Abstract

Henry’s law constants (kH) were measured (at 30 °C) and modeled for a suite of fragrance and solvent compounds in aqueous solutions of three structurally diverse industrial surfactants: sodium dodecylbenzene sulfonate (NaDBS), tetradecylbenzyldimethyl ammonium chloride (TDBAC), and a linear alkyl ethoxylate, Neodol 1,9. kH values for limonene, β-pinene, toluene, and trichloroethene were examined as a function of surfactant concentration.
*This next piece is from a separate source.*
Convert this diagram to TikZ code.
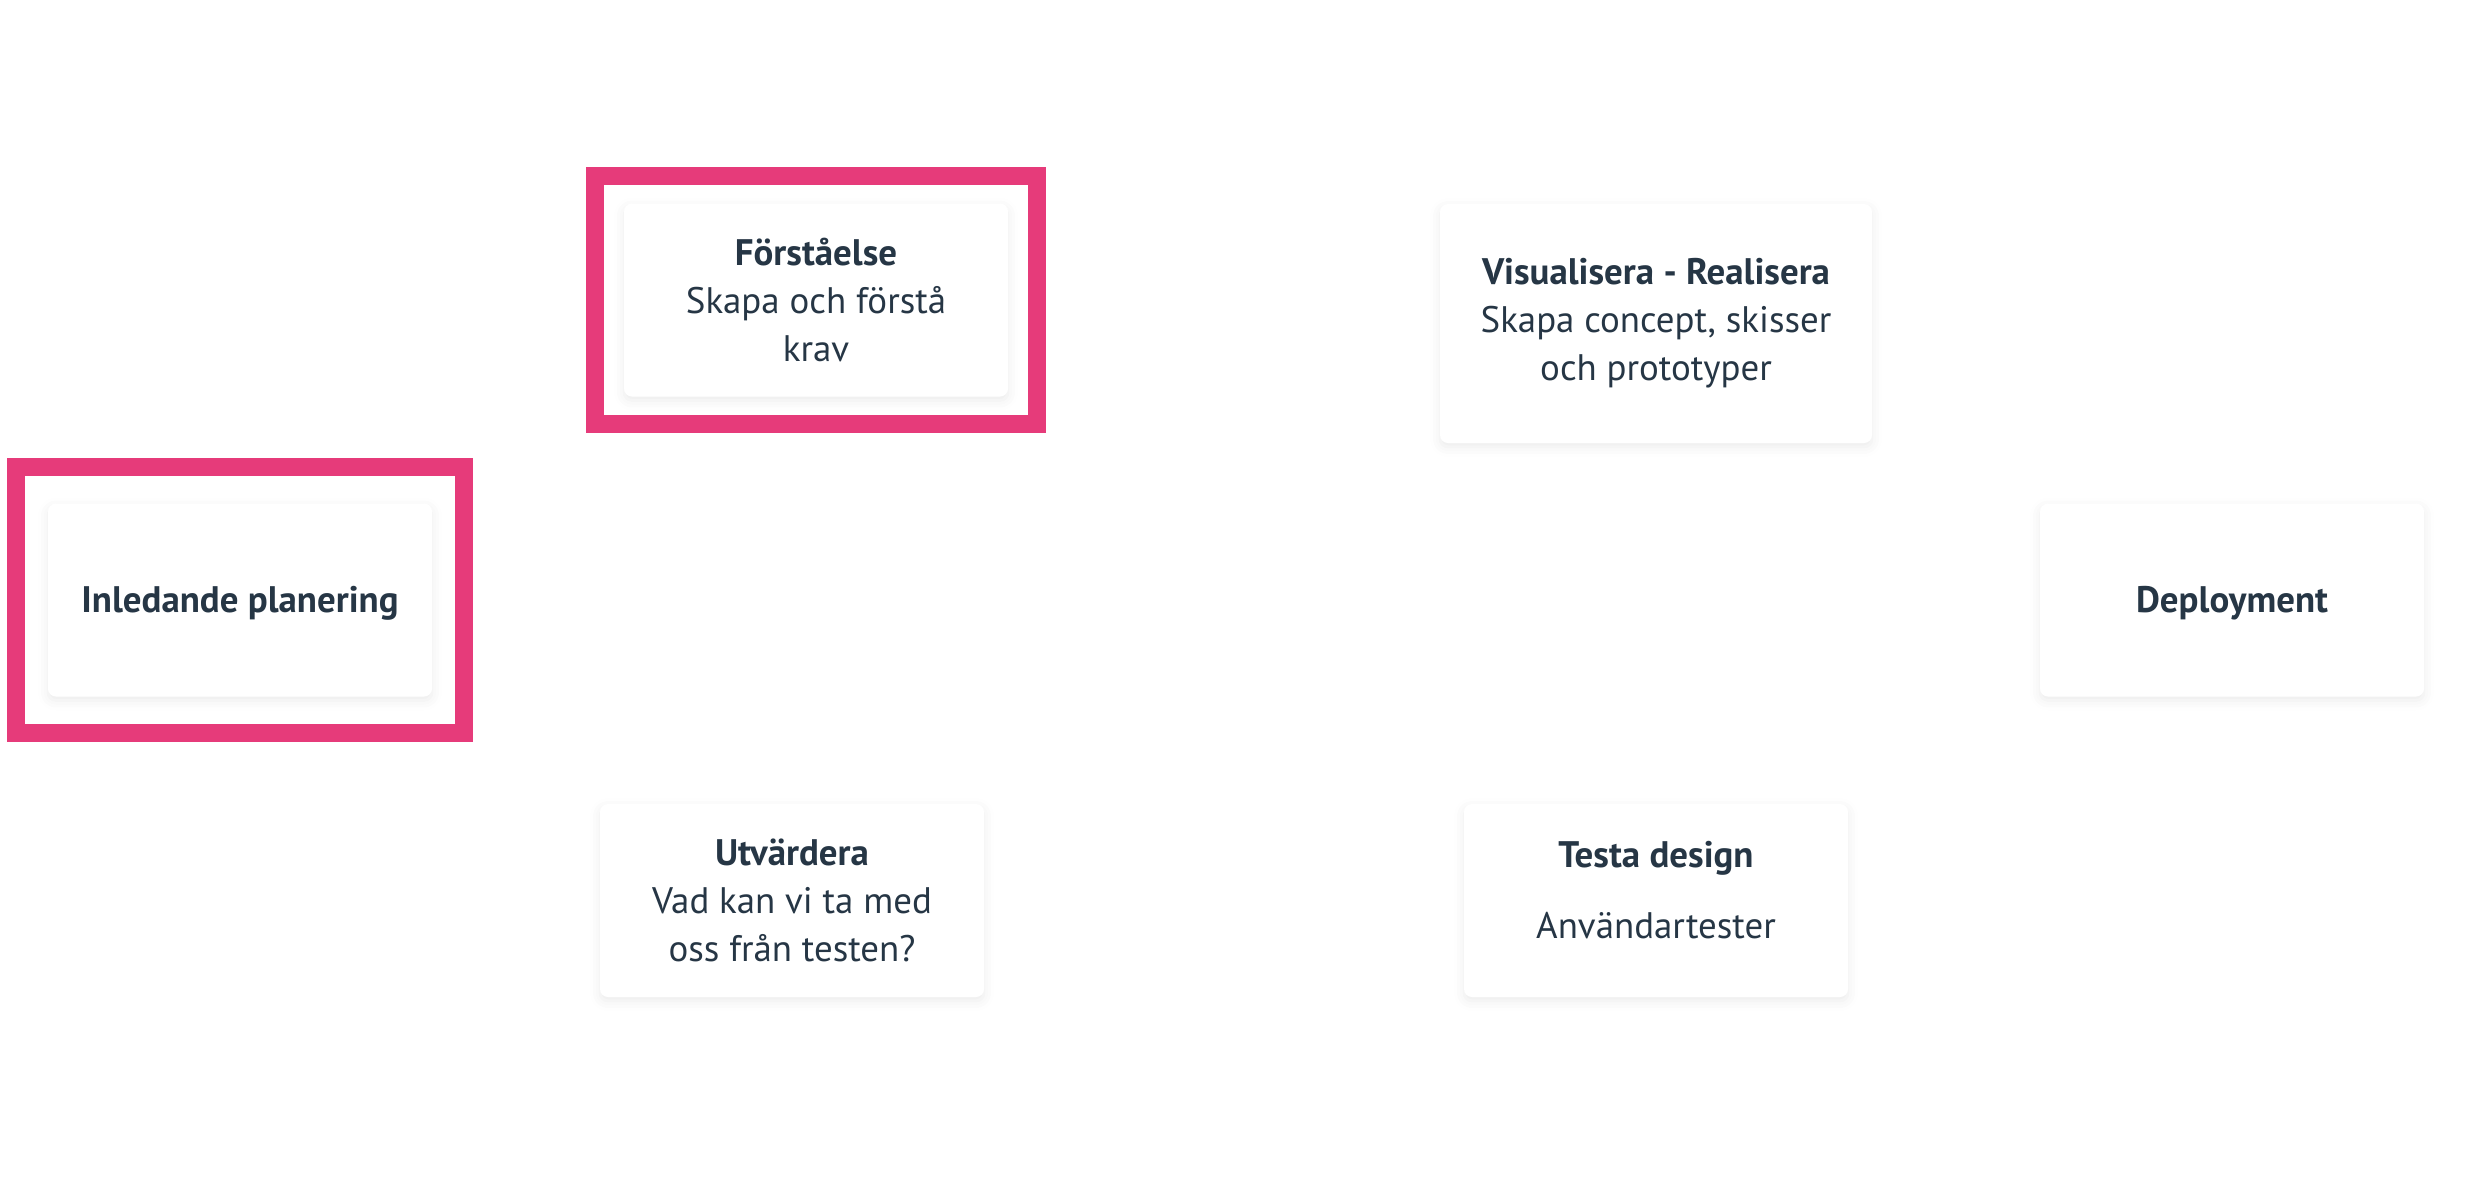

When compared to TCE and toluene, the fragrances limonene and β-pinene with their larger values of molecular polarizability (ὰmol = (17.94 ± 0.5) Å3and (17.34 ± 0.5) Å3, respectively) and greater hydrophobic character exhibited greater affinity for micelles of the linear alkyl ethoxylate relative to those of NaDBS and TDBAC and greater selectivity overall in their interaction(s) with micelles of varying carbon content (Cn). Using a linear solvation energy relationship (LSER) of the form ln kH = C + sπ2* + aΣα2 + bΣβ2 (π2* = solute dipolarity/polarizability; Σα2 = overall solute hydrogen-bond-donor acidity; Σβ2 = overall solute hydrogen-bond-acceptor basicity; C = a regression constant) as an additional correlation and characterization tool, we find the large negative coefficients on π2*, Σα2, and Σβ2 consistent with the inverse correlation between ln kH and the magnitude of solute–solvent interactions in the condensed phase; C decreases with increasing size of the micellar phase. The dominance of HBD and HBA interactions (Σα2 and Σβ2, respectively) in the LSER for the alkyl ethoxylate points to the role of the ethylene oxide outer portion of the Neodol 1,9 micelles along with the effect of intercalated water.